What insulation is required for a Syracuse room addition?
New York State Climate Zone 5 requires: exterior walls minimum R-20 (typically achieved with R-15 cavity insulation + R-5 continuous exterior insulation on 2×6 framing, or other combinations meeting the total R-value); ceilings R-49 (required in attic ceiling applications); slab-on-grade perimeter insulation R-10 for at least 2 feet; windows U-factor 0.32 or lower with SHGC 0.40 or lower. An insulation inspection before drywall installation verifies compliance. These requirements significantly exceed what is required in southern states and reflect Syracuse's extreme heating load and cold climate zone designation.
What zoning setbacks apply to room additions in Syracuse?
Setback requirements vary by zoning district.
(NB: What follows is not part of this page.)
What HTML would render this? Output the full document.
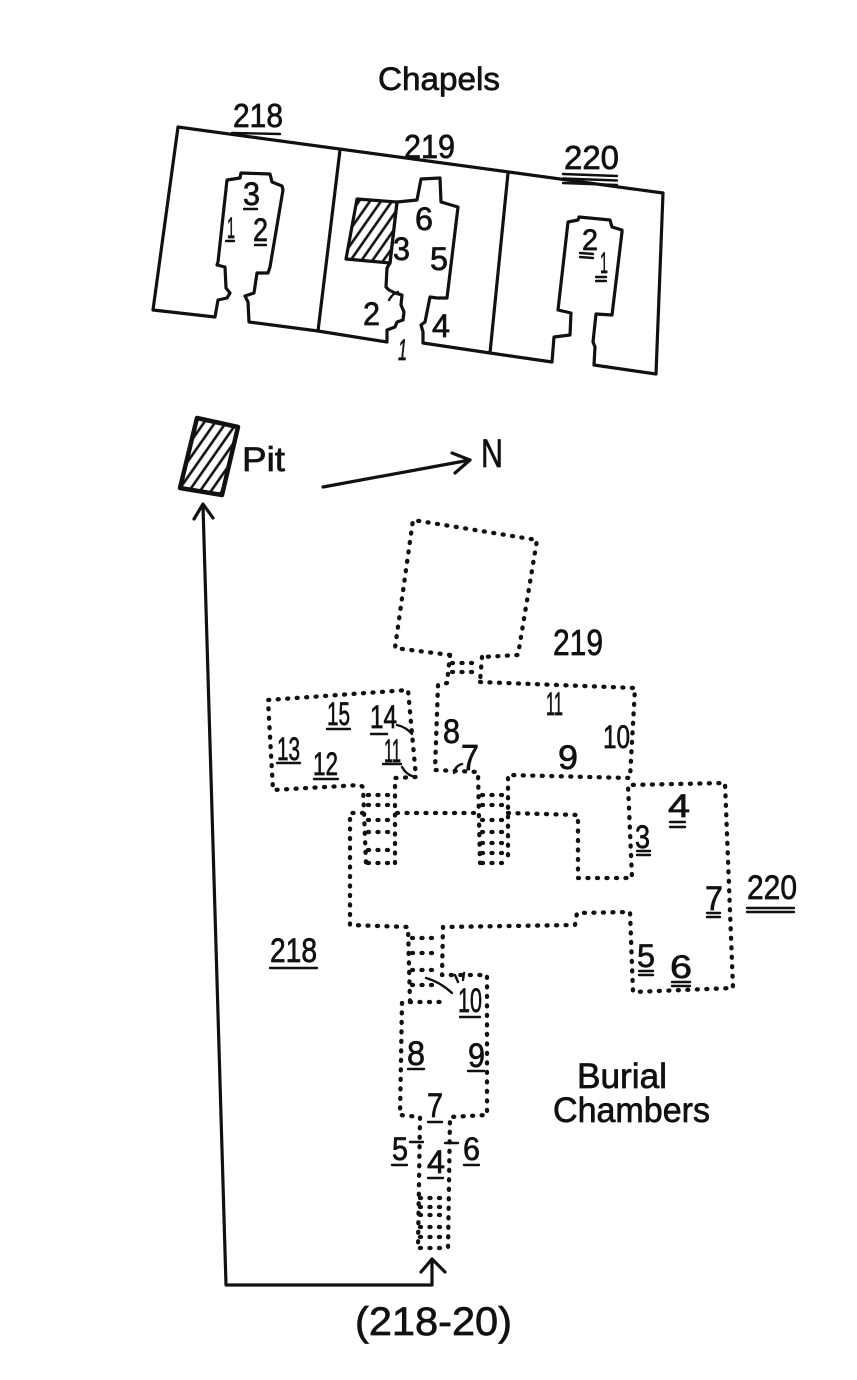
<!DOCTYPE html>
<html>
<head>
<meta charset="utf-8">
<style>
  html,body{margin:0;padding:0;background:#fff;}
  body{width:857px;height:1380px;overflow:hidden;}
  svg{display:block;}
  text{font-family:"Liberation Sans","DejaVu Sans",sans-serif;fill:#111;stroke:#111;stroke-width:0.7;}
  .sol{fill:none;stroke:#111;stroke-width:3.2;stroke-linejoin:round;stroke-linecap:round;}
  .dot{fill:none;stroke:#111;stroke-width:4.3;stroke-dasharray:1 8.5;stroke-linecap:round;stroke-linejoin:round;}
  .ul{stroke:#111;stroke-width:2.4;stroke-linecap:round;}
</style>
</head>
<body>
<svg width="857" height="1380" viewBox="0 0 857 1380" xmlns="http://www.w3.org/2000/svg">
  <defs>
    <pattern id="hatch" width="9" height="9" patternUnits="userSpaceOnUse" patternTransform="rotate(35)">
      <line x1="4.5" y1="0" x2="4.5" y2="9" stroke="#111" stroke-width="2.6"/>
    </pattern>
  </defs>

  <!-- ===== CHAPELS ===== -->
  <text x="378" y="90" font-size="32" textLength="122" lengthAdjust="spacingAndGlyphs">Chapels</text>

  <text x="233" y="127" font-size="33" textLength="50" lengthAdjust="spacingAndGlyphs">218</text>
  <line class="ul" x1="232" y1="133" x2="280" y2="134" stroke-width="3"/>
  <text x="404" y="158" font-size="33" textLength="51" lengthAdjust="spacingAndGlyphs">219</text>
  <text x="564" y="169" font-size="33" textLength="55" lengthAdjust="spacingAndGlyphs">220</text>
  <line class="ul" x1="563" y1="174" x2="617" y2="176"/>
  <line class="ul" x1="563" y1="178.5" x2="617" y2="180.5"/>
  <line class="ul" x1="563" y1="183" x2="617" y2="185"/>

  <path class="sol" d="M178,127 L663,193 L656,374 L594,365 L595,347 L593,342 L596,314 L612,315 L622,232 L622,230 L612,227 L610,220 L579,217 L578,220 L568,222 L558,310 L571,313 L570,335 L554,337 L552,362 L490,353 L423,343 L423,332 L421,325 L425,322 L428,307 L430,297 L437,298 L447,298 L458,207 L441,202 L440,178 L421,179 L417,200 L397,202 L390,263 L387,268 L386,287 L389,290 L395,293 L402,295 L401,305 L404,312 L403,320 L397,322 L395,327 L387,330 L387,342 L318,331 L249,322 L248,302 L245,296 L254,293 L257,273 L268,273 L270,267 L283,190 L282,186 L272,182 L270,174 L241,173 L240,178 L227,180 L218,262 L217,265 L225,267 L226,288 L230,293 L227,298 L218,300 L215,317 L153,310 Z"/>
  <path class="sol" d="M340,150 L318,331"/>
  <path class="sol" d="M508,173 L490,353"/>
  <polygon points="357,199 397,202 390,263 346,259" fill="url(#hatch)" stroke="#111" stroke-width="3.2" stroke-linejoin="round"/>

  <!-- chapel 218 labels -->
  <text x="243" y="205" font-size="32" textLength="17" lengthAdjust="spacingAndGlyphs">3</text>
  <line class="ul" x1="244" y1="209" x2="257" y2="209"/>
  <text x="227" y="238" font-size="30" textLength="8" lengthAdjust="spacingAndGlyphs">1</text>
  <line class="ul" x1="226" y1="241" x2="234" y2="241"/>
  <text x="253" y="241" font-size="32" textLength="15" lengthAdjust="spacingAndGlyphs">2</text>
  <line class="ul" x1="255" y1="245" x2="266" y2="245"/>

  <!-- chapel 219 labels -->
  <text x="415" y="230" font-size="32" textLength="18" lengthAdjust="spacingAndGlyphs">6</text>
  <text x="393" y="260" font-size="32" textLength="17" lengthAdjust="spacingAndGlyphs">3</text>
  <text x="430" y="270" font-size="32" textLength="18" lengthAdjust="spacingAndGlyphs">5</text>
  <text x="363" y="325" font-size="32" textLength="17" lengthAdjust="spacingAndGlyphs">2</text>
  <path class="ul" d="M389,300 Q393,293 398,292" fill="none"/>
  <text x="432" y="337" font-size="32" textLength="18" lengthAdjust="spacingAndGlyphs">4</text>
  <text x="398" y="360" font-size="30" font-style="italic" textLength="9" lengthAdjust="spacingAndGlyphs">1</text>

  <!-- chapel 220 labels -->
  <text x="582" y="250" font-size="30" textLength="16" lengthAdjust="spacingAndGlyphs">2</text>
  <line class="ul" x1="580" y1="253" x2="593" y2="254"/>
  <line class="ul" x1="580" y1="257" x2="593" y2="258"/>
  <text x="600" y="273" font-size="30" textLength="8" lengthAdjust="spacingAndGlyphs">1</text>
  <line class="ul" x1="596" y1="277" x2="606" y2="277"/>
  <line class="ul" x1="596" y1="281" x2="606" y2="281"/>

  <!-- ===== PIT & NORTH ===== -->
  <polygon points="197,418 238,427 222,495 180,488" fill="url(#hatch)" stroke="#111" stroke-width="4.5" stroke-linejoin="round"/>
  <text x="242" y="471" font-size="34" textLength="43" lengthAdjust="spacingAndGlyphs">Pit</text>
  <path class="sol" d="M323,487 L470,460" stroke-width="3.6"/>
  <path class="sol" d="M452,453 L470,460 L455,473" stroke-width="3.6"/>
  <text x="481" y="467" font-size="40" textLength="22" lengthAdjust="spacingAndGlyphs">N</text>

  <!-- long arrow -->
  <path class="sol" d="M203,506 L226,1285 L432,1285 L432,1260" stroke-width="3"/>
  <path class="sol" d="M194,519 L203,504 L213,518" stroke-width="3"/>
  <path class="sol" d="M421,1272 L432,1259 L445,1272" stroke-width="3"/>
  <text x="355" y="1335" font-size="40" textLength="157" lengthAdjust="spacingAndGlyphs">(218-20)</text>

  <!-- ===== BURIAL CHAMBERS (dotted) ===== -->
  <polyline class="dot" points="450,655 395,648 413,520 537,540 518,655 482,657"/>
  <polyline class="dot" points="450,655 447,683"/>
  <polyline class="dot" points="482,657 480,682"/>
  <line class="dot" x1="452" y1="663" x2="478" y2="663"/>
  <line class="dot" x1="452" y1="672" x2="478" y2="672"/>

  <polyline class="dot" points="447,683 438,685 435,770 478,772 480,863"/>
  <polyline class="dot" points="480,682 635,688 630,778 508,775 508,863"/>
  <g>
    <line class="dot" x1="482" y1="795" x2="506" y2="795"/>
    <line class="dot" x1="482" y1="805" x2="506" y2="805"/>
    <line class="dot" x1="482" y1="820" x2="506" y2="820"/>
    <line class="dot" x1="482" y1="832" x2="506" y2="832"/>
    <line class="dot" x1="482" y1="843" x2="506" y2="843"/>
    <line class="dot" x1="482" y1="853" x2="506" y2="853"/>
    <line class="dot" x1="482" y1="863" x2="506" y2="863"/>
  </g>

  <polyline class="dot" points="395,863 395,778 416,777 408,690 268,700 273,790 360,785 363,787 366,863"/>
  <g>
    <line class="dot" x1="368" y1="795" x2="393" y2="795"/>
    <line class="dot" x1="368" y1="805" x2="393" y2="805"/>
    <line class="dot" x1="368" y1="820" x2="393" y2="820"/>
    <line class="dot" x1="368" y1="832" x2="393" y2="832"/>
    <line class="dot" x1="368" y1="850" x2="393" y2="850"/>
    <line class="dot" x1="368" y1="863" x2="393" y2="863"/>
  </g>

  <polyline class="dot" points="363,813 350,813 350,925 408,927 410,1002 402,1003 400,1115 420,1117 418,1248"/>
  <line class="dot" x1="397" y1="813" x2="478" y2="813"/>
  <polyline class="dot" points="508,813 578,815 578,878 632,878 628,785 725,783 733,988 633,992 630,912 577,913 575,925 443,927 442,975 487,975 487,1115 450,1117 448,1248"/>
  <line class="dot" x1="410" y1="1002" x2="440" y2="1002"/>
  <g>
    <line class="dot" x1="412" y1="938" x2="440" y2="938"/>
    <line class="dot" x1="412" y1="953" x2="440" y2="953"/>
    <line class="dot" x1="412" y1="970" x2="440" y2="970"/>
    <line class="dot" x1="412" y1="985" x2="440" y2="985"/>
  </g>
  <g>
    <line class="dot" x1="420" y1="1198" x2="446" y2="1198"/>
    <line class="dot" x1="420" y1="1207" x2="446" y2="1207"/>
    <line class="dot" x1="420" y1="1215" x2="446" y2="1215"/>
    <line class="dot" x1="420" y1="1227" x2="446" y2="1227"/>
    <line class="dot" x1="420" y1="1237" x2="446" y2="1237"/>
    <line class="dot" x1="420" y1="1248" x2="446" y2="1248"/>
  </g>
  <path class="ul" d="M426,978 Q440,982 452,993" fill="none" stroke-width="2.8"/>
  <line class="ul" x1="455" y1="975" x2="458" y2="982"/>
  <line class="ul" x1="464" y1="973" x2="463" y2="980"/>

  <!-- burial labels -->
  <text x="553" y="655" font-size="36" textLength="50" lengthAdjust="spacingAndGlyphs">219</text>
  <text x="546" y="715" font-size="32" textLength="17" lengthAdjust="spacingAndGlyphs">11</text>
  <text x="603" y="748" font-size="32" textLength="27" lengthAdjust="spacingAndGlyphs">10</text>
  <text x="558" y="769" font-size="34" textLength="20" lengthAdjust="spacingAndGlyphs">9</text>
  <text x="443" y="743" font-size="34" textLength="17" lengthAdjust="spacingAndGlyphs">8</text>
  <text x="461" y="770" font-size="36" textLength="18" lengthAdjust="spacingAndGlyphs">7</text>
  <path class="ul" d="M462,764 Q455,766 454,773" fill="none"/>

  <text x="327" y="725" font-size="32" textLength="23" lengthAdjust="spacingAndGlyphs">15</text>
  <line class="ul" x1="327" y1="729" x2="350" y2="729" stroke-width="3"/>
  <text x="370" y="728" font-size="32" textLength="27" lengthAdjust="spacingAndGlyphs">14</text>
  <path class="ul" d="M397,725 Q406,727 412,734" fill="none"/>
  <text x="384" y="762" font-size="32" textLength="17" lengthAdjust="spacingAndGlyphs">11</text>
  <line class="ul" x1="371" y1="734" x2="387" y2="734" stroke-width="3"/>
  <line class="ul" x1="383" y1="764" x2="401" y2="764"/>
  <path class="ul" d="M402,767 Q406,774 412,776" fill="none"/>
  <text x="277" y="760" font-size="32" textLength="23" lengthAdjust="spacingAndGlyphs">13</text>
  <line class="ul" x1="277" y1="763" x2="300" y2="763" stroke-width="3"/>
  <text x="313" y="775" font-size="32" textLength="25" lengthAdjust="spacingAndGlyphs">12</text>
  <line class="ul" x1="314" y1="779" x2="338" y2="779" stroke-width="3"/>

  <text x="668" y="817" font-size="32" textLength="22" lengthAdjust="spacingAndGlyphs">4</text>
  <line class="ul" x1="670" y1="822" x2="685" y2="822"/>
  <line class="ul" x1="670" y1="827" x2="685" y2="827"/>
  <text x="635" y="848" font-size="32" textLength="15" lengthAdjust="spacingAndGlyphs">3</text>
  <line class="ul" x1="637" y1="851" x2="650" y2="851"/>
  <line class="ul" x1="637" y1="855" x2="650" y2="855"/>
  <text x="705" y="910" font-size="34" textLength="18" lengthAdjust="spacingAndGlyphs">7</text>
  <line class="ul" x1="707" y1="913" x2="720" y2="913"/>
  <line class="ul" x1="707" y1="917" x2="720" y2="917"/>
  <text x="637" y="967" font-size="32" textLength="18" lengthAdjust="spacingAndGlyphs">5</text>
  <line class="ul" x1="639" y1="971" x2="653" y2="971"/>
  <line class="ul" x1="639" y1="975" x2="653" y2="975"/>
  <text x="670" y="978" font-size="32" textLength="22" lengthAdjust="spacingAndGlyphs">6</text>
  <line class="ul" x1="672" y1="982" x2="690" y2="982"/>
  <line class="ul" x1="672" y1="986" x2="690" y2="986"/>

  <text x="747" y="899" font-size="34" textLength="50" lengthAdjust="spacingAndGlyphs">220</text>
  <line class="ul" x1="747" y1="908" x2="794" y2="908"/>
  <line class="ul" x1="747" y1="912" x2="794" y2="912"/>
  <text x="270" y="962" font-size="34" textLength="47" lengthAdjust="spacingAndGlyphs">218</text>
  <line class="ul" x1="270" y1="968" x2="317" y2="968"/>

  <text x="458" y="1012" font-size="34" textLength="24" lengthAdjust="spacingAndGlyphs">10</text>
  <line class="ul" x1="460" y1="1017" x2="480" y2="1017"/>
  <text x="407" y="1065" font-size="34" textLength="18" lengthAdjust="spacingAndGlyphs">8</text>
  <line class="ul" x1="408" y1="1069" x2="424" y2="1069"/>
  <text x="468" y="1067" font-size="34" textLength="17" lengthAdjust="spacingAndGlyphs">9</text>
  <line class="ul" x1="468" y1="1071" x2="484" y2="1071"/>
  <text x="427" y="1117" font-size="34" textLength="16" lengthAdjust="spacingAndGlyphs">7</text>
  <line class="ul" x1="428" y1="1122" x2="442" y2="1122"/>
  <text x="392" y="1160" font-size="32" textLength="16" lengthAdjust="spacingAndGlyphs">5</text>
  <line class="ul" x1="392" y1="1165" x2="407" y2="1165"/>
  <line class="ul" x1="410" y1="1142" x2="423" y2="1142"/>
  <text x="427" y="1173" font-size="32" textLength="18" lengthAdjust="spacingAndGlyphs">4</text>
  <line class="ul" x1="428" y1="1178" x2="443" y2="1178"/>
  <text x="463" y="1160" font-size="32" textLength="17" lengthAdjust="spacingAndGlyphs">6</text>
  <line class="ul" x1="464" y1="1165" x2="479" y2="1165"/>
  <line class="ul" x1="445" y1="1143" x2="458" y2="1143"/>

  <text x="577" y="1088" font-size="35" textLength="90" lengthAdjust="spacingAndGlyphs">Burial</text>
  <text x="553" y="1122" font-size="35" textLength="157" lengthAdjust="spacingAndGlyphs">Chambers</text>
</svg>
</body>
</html>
In most Syracuse residential zones, minimum rear yard setbacks run 10–25 feet and side yard setbacks run 5–10 feet. In denser urban zones near downtown and university areas, setbacks can be smaller but still constrain addition footprints. Contact the Office of Zoning at syr.gov/Departments/Zoning-Administration to confirm setbacks for your specific property before designing the addition. Building within a required setback requires a variance from the Zoning Board of Appeals, which adds weeks to the timeline and may not be granted. Survey the property lines before finalizing any addition footprint.
This guide reflects publicly available information from the City of Syracuse Central Permit Office and the 2025 permit fee schedule. Plumbing and gas permits are issued by Onondaga County, not the City of Syracuse. Frost depth requirements are based on New York State code for Onondaga County. Snow load requirements are based on ASCE 7 and NYS Residential Code ground snow load for the Syracuse area. This is not legal or engineering advice.